I’m such a huge fan of negative thinking. Most of the cognitive biases that impede really good judgment are actually too positive thinking. Things like illusion of control and over-confidence and the gambler’s fallacy and the better-than-average effect. I think given that we’re naturally positive thinkers, we’d rather discipline that with negative thinking.

Milkman: Who is your ideal reader for this book? And if that ideal reader remembered just one thing, what would you want it to be?
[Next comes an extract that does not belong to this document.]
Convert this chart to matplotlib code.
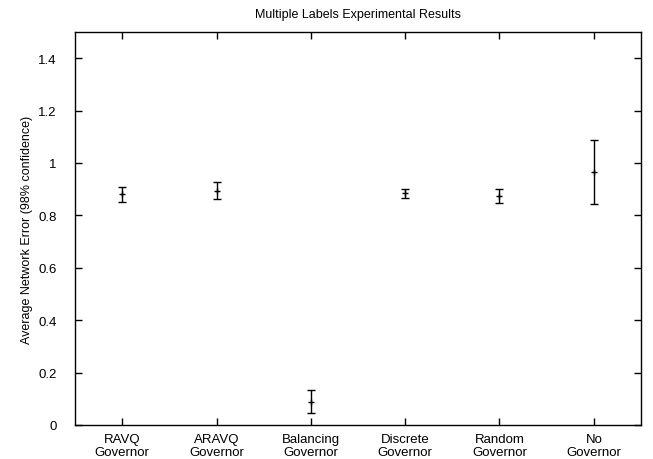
import matplotlib
matplotlib.use('Agg')
import matplotlib.pyplot as plt

plt.rcParams['font.family'] = ['Liberation Sans', 'DejaVu Sans']

labels = ['RAVQ\nGovernor', 'ARAVQ\nGovernor', 'Balancing\nGovernor',
          'Discrete\nGovernor', 'Random\nGovernor', 'No\nGovernor']
means = [0.880, 0.895, 0.089, 0.884, 0.874, 0.967]
errors = [0.027, 0.031, 0.043, 0.018, 0.025, 0.122]
positions = list(range(1, len(labels) + 1))

fig = plt.figure(figsize=(6.53, 4.60), dpi=100)
ax = fig.add_axes([75/653, 34/460, 566/653, 393/460])

ax.errorbar(positions, means, yerr=errors, fmt='+', color='black',
            ecolor='black', elinewidth=1, capsize=3, capthick=1,
            markersize=5, markeredgewidth=1)

ax.set_xlim(0.5, 6.5)
ax.set_ylim(0, 1.5)
ax.set_xticks(positions)
ax.set_xticklabels(labels, fontsize=9.5, linespacing=1.1)
ax.set_yticks([0, 0.2, 0.4, 0.6, 0.8, 1.0, 1.2, 1.4])
ax.set_yticklabels(['0', '0.2', '0.4', '0.6', '0.8', '1', '1.2', '1.4'], fontsize=9.5)
ax.tick_params(direction='in', length=5, width=1, top=True, right=True)
ax.tick_params(axis='x', pad=6)
ax.tick_params(axis='y', pad=13)
for s in ax.spines.values():
    s.set_linewidth(1)

ax.set_ylabel('Average Network Error (98% confidence)', fontsize=9, labelpad=4)
ax.set_title('Multiple Labels Experimental Results', fontsize=9, pad=11)

fig.savefig('out.png', dpi=100)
Duke: When I sold the book, it was supposed to be the Thinking in Bets workbook. You’ve read the book. It is in no way, shape or form the Thinking in Bets workbook. I had a conversation with my editor who said, “Annie, I’m thinking that we shouldn’t tie this book so much to Thinking in Bets.” Maybe, this book should have a much broader audience. And we should be thinking about someone who is in their twenties or thirties, super bright, hasn’t read Thinking in Bets or any great book in that space. And they just want to become a better decision-maker. I was very, very excited about that idea.

What I really want somebody to take away from the book is that your gut is not a decision tool. It’s not reliable, no matter how reliable you think it is. Instead, what you should be thinking about is that your decisions, in essence, are predictions of the future. What you’re really doing when you’re thinking about different options is saying, “Which of these options is most likely going to result in a future that will cause me to achieve my goals?”

A crystal ball would be an amazing decision tool. Of course, they don’t actually work. So in order to start thinking about the future, you have to be much more explicit about what you think the future will hold, and you need to be thinking about that probabilistically, and not be scared of this idea of probability. Probability means there’s more than one way the future could unfold if I make a particular decision. And some of those ways are more likely than others.

I think that if you can approach probability that way, you would be a much better decision-maker for it.